The school, located near the Community Hebrew Academy of Toronto, hopes to use the incident as an educational opportunity.
By Batya Jerenberg, World Israel News
A Toronto elementary and middle school has launched an investigation after two students were seen giving the Nazi salute and portraying a swastika before class Tuesday.
The incident has upset the school’s administration, provincial officials and Jewish groups alike.
Charles H. Best Middle School principal Elever Baker immediately wrote the parent body that what the 13- and 14-year-old students had done was “upsetting and unacceptable” and went against the school’s ethos to be “a welcoming, safe, and inclusive place,” which “has always been our message to students.”
The school, located in a neighborhood with a significant Jewish population and close to the Community Hebrew Academy of Toronto high school, is “committed to the work of intentionally identifying, interrupting, and addressing racism and discrimination in our school, with a focus on antisemitism,” he added.
Baker and the school board are hoping to turn the incident into an “educational moment,” CP24 News reported.
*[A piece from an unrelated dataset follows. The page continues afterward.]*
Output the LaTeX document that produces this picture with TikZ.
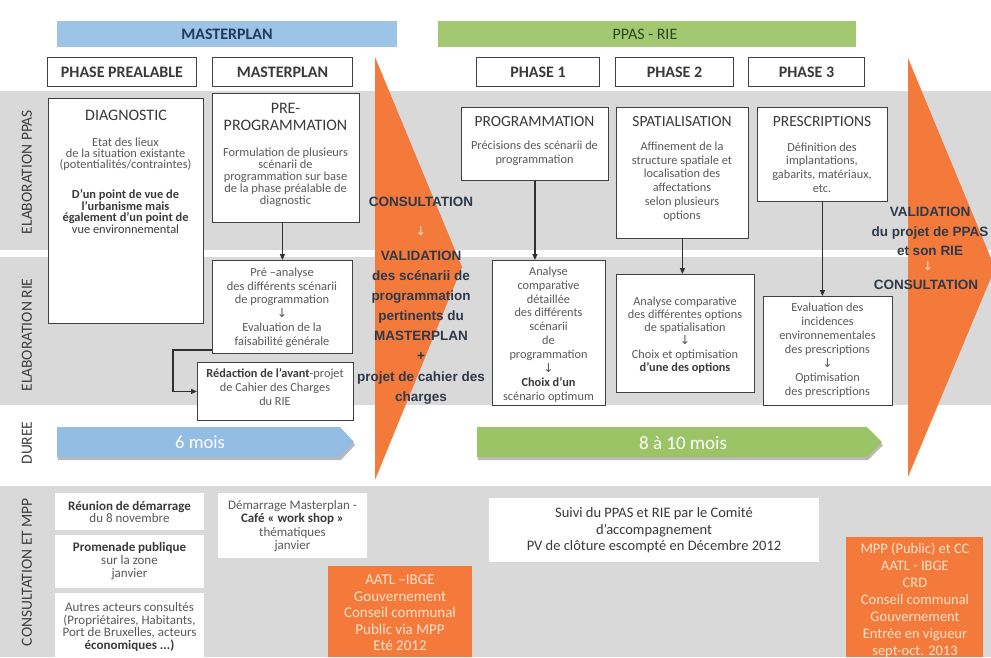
\documentclass[tikz,border=0pt]{standalone}
\usepackage{fontspec}
\setmainfont{Carlito}
\newfontfamily\arialfont{Liberation Sans}
\newfontfamily\symbfont{DejaVu Sans}
\usetikzlibrary{arrows.meta}
\definecolor{bandgray}{HTML}{D9D9D9}
\definecolor{boxline}{HTML}{404040}
\definecolor{linkgray}{HTML}{303030}
\definecolor{bodygray}{HTML}{595959}
\definecolor{titlegray}{HTML}{3A3A3A}
\definecolor{labelgray}{HTML}{404040}
\definecolor{mpblue}{HTML}{9DC3E6}
\definecolor{mpbluetext}{HTML}{1F3A5A}
\definecolor{durblue}{HTML}{93BDE3}
\definecolor{ppgreen}{HTML}{A2C872}
\definecolor{ppgreentext}{HTML}{2E4620}
\definecolor{durgreen}{HTML}{9BC466}
\definecolor{orangefill}{HTML}{F37A3B}
\definecolor{paleorange}{HTML}{FCE2CC}
\definecolor{calltext}{HTML}{2E3A48}
\newcommand{\darr}{{\symbfont ↓}}

\begin{document}
\begin{tikzpicture}[x=1pt, y=-1pt,
  topbar/.style={anchor=north west, inner sep=0pt, minimum height=26pt},
  bartext/.style={inner sep=0pt, font=\fontsize{16}{16}\selectfont\bfseries},
  phasehead/.style={draw=boxline, fill=white, line width=0.9pt, anchor=north west, inner sep=0pt, minimum height=29pt, text=titlegray, font=\fontsize{16}{16}\selectfont\bfseries},
  panel/.style={draw=boxline, fill=white, line width=0.9pt, inner sep=0pt, anchor=north west},
  whitecard/.style={fill=white, inner sep=0pt, anchor=north west},
  orangecard/.style={fill=orangefill, inner sep=0pt, anchor=north west},
  boxtitle/.style={inner sep=0pt, align=center, text=titlegray, font={\fontsize{16}{17}\selectfont\lineskiplimit=-30pt}},
  txt/.style 2 args={inner sep=0pt, align=center, text=bodygray, font={\fontsize{#1}{#2}\selectfont\lineskiplimit=-30pt}},
  sidelabel/.style={rotate=90, inner sep=0pt, text=labelgray, font=\fontsize{15.5}{15.5}\selectfont},
  callout/.style 2 args={inner sep=0pt, align=center, text=calltext, font={\arialfont\bfseries\fontsize{#1}{#2}\selectfont\lineskiplimit=-30pt}},
  link/.style={draw=linkgray, line width=1.3pt, -{Triangle[length=6pt,width=5pt]}}
]
\useasboundingbox (0,0) rectangle (991,657);
\fill[white] (0,0) rectangle (991,657);

% Bands
\fill[bandgray] (0,91) rectangle (991,250);
\fill[bandgray] (0,257) rectangle (991,405);
\fill[bandgray] (0,486) rectangle (991,657);

% Side labels
\node[sidelabel] (lblppas) at (27,172) {ELABORATION  PPAS};
\node[sidelabel] (lblrie) at (27,335) {ELABORATION  RIE};
\node[sidelabel] (lbldur) at (27,443) {DUREE};
\node[sidelabel] (lblmpp) at (27,572) {CONSULTATION ET MPP};

% Top bars
\node[topbar, fill=mpblue, minimum width=340pt] (mpbar) at (57,21) {};
\node[bartext, text=mpbluetext] (mpbartxt) at (227,34) {MASTERPLAN};
\node[topbar, fill=ppgreen, minimum width=418pt] (ppbar) at (438,21) {};
\node[bartext, font=\fontsize{16}{16}\selectfont, text=ppgreentext] (ppbartxt) at (645,34) {PPAS - RIE};

% Phase headers
\node[phasehead, minimum width=149pt] (phpre) at (47,57) {PHASE PREALABLE};
\node[phasehead, minimum width=140pt] (phmp) at (212,57) {MASTERPLAN};
\node[phasehead, minimum width=123pt] (ph1) at (476,57) {PHASE 1};
\node[phasehead, minimum width=118pt] (ph2) at (615,57) {PHASE 2};
\node[phasehead, minimum width=116pt] (ph3) at (748,57) {PHASE 3};

% Big orange arrows
\fill[orangefill] (375,57) -- (462,267) -- (375,480) -- cycle;
\fill[orangefill] (908,58) -- (995,268) -- (908,477) -- cycle;

% Phase prealable / masterplan boxes
\node[panel, minimum width=155pt, minimum height=225pt] (diag) at (48,98) {};
\node[boxtitle] (diagtitle) at (126,115) {DIAGNOSTIC};
\node[txt={12.4}{11}] (diagtxt) at (125.5,154) {Etat des lieux\\de la situation existante\\(potentialités/contraintes)};
\node[txt={12.4}{11.7}, text=titlegray] (diagview) at (125.5,211.5) {\textbf{D’un point de vue de}\\\textbf{l’urbanisme mais}\\\textbf{également d’un point de}\\vue environnemental};

\node[panel, minimum width=147pt, minimum height=129pt] (preprog) at (212,93) {};
\node[boxtitle] (preprogtitle) at (285.5,116.5) {PRE-\\PROGRAMMATION};
\node[txt={12.4}{12}] (preprogtxt) at (285.5,177) {Formulation de plusieurs\\scénarii de\\programmation sur base\\de la phase préalable de\\diagnostic};

\node[panel, minimum width=140pt, minimum height=93pt] (preana) at (212,260) {};
\node[txt={12.4}{13.8}] (preanatxt) at (282,307.5) {Pré –analyse\\des différents scénarii\\de programmation\\\darr\\Evaluation de la\\faisabilité générale};

\node[panel, minimum width=156pt, minimum height=58pt] (redac) at (197,362) {};
\node[txt={12.3}{14}] (redactxt) at (275,387) {{\color{titlegray}\bfseries Rédaction de l’avant}-projet\\de Cahier des Charges\\du RIE};

% Phase 1
\node[panel, minimum width=147pt, minimum height=73pt] (prog) at (461,107) {};
\node[boxtitle, font=\fontsize{15.5}{15.5}\selectfont] (progtitle) at (534.5,122) {PROGRAMMATION};
\node[txt={12.3}{13.5}] (progtxt) at (534.5,153.5) {Précisions des scénarii de\\programmation};

\node[panel, minimum width=113pt, minimum height=145pt] (anaone) at (492,260) {};
\node[txt={12.3}{13.9}] (anaonetxt) at (548.5,334.5) {Analyse\\comparative\\détaillée\\des différents\\scénarii\\de\\programmation\\\darr\\{\color{titlegray}\bfseries Choix d’un}\\scénario optimum};

% Phase 2
\node[panel, minimum width=132pt, minimum height=131pt] (spat) at (616,107) {};
\node[boxtitle, font=\fontsize{15.5}{15.5}\selectfont] (spattitle) at (682,122) {SPATIALISATION};
\node[txt={12.3}{13.8}] (spattxt) at (682,181.5) {Affinement de la\\structure spatiale et\\localisation des\\affectations\\selon plusieurs\\options};

\node[panel, minimum width=138pt, minimum height=118pt] (anatwo) at (616,274) {};
\node[txt={12.3}{13.2}] (anatwotxt) at (685,335) {Analyse comparative\\des différentes options\\de spatialisation\\\darr\\Choix et optimisation\\{\color{titlegray}\bfseries d’une des options}};

% Phase 3
\node[panel, minimum width=130pt, minimum height=94pt] (presc) at (757,107) {};
\node[boxtitle, font=\fontsize{15.5}{15.5}\selectfont] (presctitle) at (822,122) {PRESCRIPTIONS};
\node[txt={12.3}{13.7}] (presctxt) at (822,167.5) {Définition des\\implantations,\\gabarits, matériaux,\\etc.};

\node[panel, minimum width=129pt, minimum height=109pt] (evalu) at (763,296) {};
\node[txt={12.3}{14}] (evalutxt) at (827.5,350) {Evaluation des\\incidences\\environnementales\\des prescriptions\\\darr\\Optimisation\\des prescriptions};

% Connectors
\draw[link] (preprog.south -| preana.north) -- (preana.north);
\coordinate (bend) at (173,350);
\draw[link] (preana.south west |- bend) -- (bend) |- (redac.west);
\draw[link] (prog.south) -- (prog.south |- anaone.north);
\draw[link] (spat.south) -- (spat.south |- anatwo.north);
\draw[link] (presc.south) -- (presc.south |- evalu.north);

% Orange callouts
\node[callout={13.5}{13.5}] (consultone) at (421,202) {CONSULTATION};
\node[inner sep=0pt, text=paleorange, font=\symbfont\fontsize{12}{12}\selectfont] (arrone) at (421,231) {↓};
\node[callout={13.5}{20.1}] (validone) at (421,327.5) {VALIDATION\\des scénarii de\\programmation\\pertinents du\\MASTERPLAN\\+\\projet de cahier des\\charges};
\node[callout={13.5}{19.5}] (validtwo) at (930,231.5) {VALIDATION\\du projet de PPAS\\et son RIE};
\node[inner sep=0pt, text=paleorange, font=\symbfont\fontsize{12}{12}\selectfont] (arrtwo) at (928,266) {↓};
\node[callout={13.5}{13.5}] (consulttwo) at (926,285) {CONSULTATION};

% Duration arrows
\fill[gray!55] (58,430) -- (341,430) -- (355,445) -- (341,460) -- (58,460) -- cycle;
\fill[durblue] (57,427) -- (340,427) -- (354,442) -- (340,457) -- (57,457) -- cycle;
\node[text=white, font=\fontsize{18.5}{18.5}\selectfont] (durone) at (200,442) {6 mois};
\fill[gray!55] (478,430) -- (868,430) -- (883,445) -- (868,460) -- (478,460) -- cycle;
\fill[durgreen] (477,427) -- (867,427) -- (882,442) -- (867,457) -- (477,457) -- cycle;
\node[text=white, font=\fontsize{19}{19}\selectfont] (durtwo) at (683,443) {8 à 10 mois};

% Consultation et MPP
\node[whitecard, minimum width=149pt, minimum height=37pt] (reun) at (55,493) {};
\node[txt={13}{12}] (reuntxt) at (129.5,512) {{\color{titlegray}\bfseries Réunion de démarrage}\\du 8 novembre};
\node[whitecard, minimum width=149pt, minimum height=53pt] (prom) at (55,535) {};
\node[txt={13}{13}] (promtxt) at (129.5,561) {{\color{titlegray}\bfseries Promenade publique}\\sur la zone\\janvier};
\node[whitecard, minimum width=149pt, minimum height=64pt] (autres) at (55,593) {};
\node[txt={13}{12.7}] (autrestxt) at (129.5,627) {Autres acteurs consultés\\(Propriétaires, Habitants,\\Port de Bruxelles, acteurs\\{\color{titlegray}\bfseries économiques ...)}};
\node[whitecard, minimum width=149pt, minimum height=65pt] (demar) at (218,493) {};
\node[txt={13}{13.3}] (demartxt) at (292.5,526) {Démarrage Masterplan -\\{\color{titlegray}\bfseries Café « work shop »}\\thématiques\\janvier};
\node[whitecard, minimum width=330pt, minimum height=64pt] (suivi) at (489,498) {};
\node[txt={14.5}{16.5}, text=titlegray] (suivitxt) at (654,530.5) {Suivi du PPAS et RIE par le Comité\\d’accompagnement\\PV  de clôture escompté en Décembre 2012};
\node[orangecard, minimum width=144pt, minimum height=91pt] (orone) at (328,566) {};
\node[txt={15}{16.5}, text=paleorange] (oronetxt) at (400,613) {AATL –IBGE\\Gouvernement\\Conseil communal\\Public via MPP\\Eté 2012};
\node[orangecard, minimum width=137pt, minimum height=120pt] (ortwo) at (846,537) {};
\node[txt={14.5}{17}, text=paleorange] (ortwotxt) at (915,600) {MPP (Public) et CC\\AATL - IBGE\\CRD\\Conseil communal\\Gouvernement\\Entrée en vigueur\\sept-oct. 2013};
\end{tikzpicture}
\end{document}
According to the Centre for Israel and Jewish Affairs (CIJA), the advocacy agent of Canada’s Jewish Federation, these kinds of incidents have occurred with alarming frequency over the past six months.
“The incidents reported at Charles H. Best Junior Middle School are absolutely unacceptable and represent just the latest examples of antisemitism manifesting in schools…throughout the province,” said CIJA Vice President Noah Shack in a statement. “Antisemitic incidents like these have occurred on a weekly basis since the beginning of this school year.”
Canadian Jewish Holocaust Survivors and Descendants co-president Pinchas Gutter went further.
“The scourge of Jew-hatred is not confined to a single classroom, a single school, or a single board,” he said. “What is happening in our schools is an indicator of what is happening in our communities. Antisemitism is plaguing our entire society, and we need concerted action to combat it in all its forms.”
The Toronto District School Board spokesperson and head of the board’s Jewish Heritage Committee denied that the teens had any evil intent when they used the “Heil Hitler” stiff-armed salutation.
“This is a symbol they see on TV, they’ve seen unfurled on flags at demonstrations, they see it online,” said Shari Schwartz-Maltz in a press release Tuesday. “It becomes normalized and they don’t know what it really means…a symbol of hate.”
CIJA reported last April that even though the Jewish community is only 6.7% of the city’s three million residents, it is the most frequently targeted group, with over a third of all hate crimes in Toronto being antisemitic in nature. Then in May, during Israel’s Operation Guardian of the Walls against the Hamas terror group, the monthly average of 10-12 incidents jumped five-fold.
In January, CIJA organized a province-wide summit on the growing problem. Panelists shared best practices in the fight against hate, discrimination, and antisemitism with more than 100 mayors, police officials and councilors.
On International Holocaust Remembrance Day a week later, Ontario Minister of Education Stephen Lecce announced that the province will be investing almost $300,000 to develop “classroom resources and programming” to teach students the dangers of, and how to recognize and react to antisemitism. Half the money was earmarked for the CIJA to specifically educate fifth to eighth graders, which includes middle schoolers.
“Over the past months, we have observed a disturbing increase of hate crimes targeting Jewish students, families, and synagogues,” said Lecce. “To ensure that students learn from history so not to repeat it, we are delivering new resources, training, and tools to eliminate this hateful reality from the classroom and hearts of students, staff, and communities.”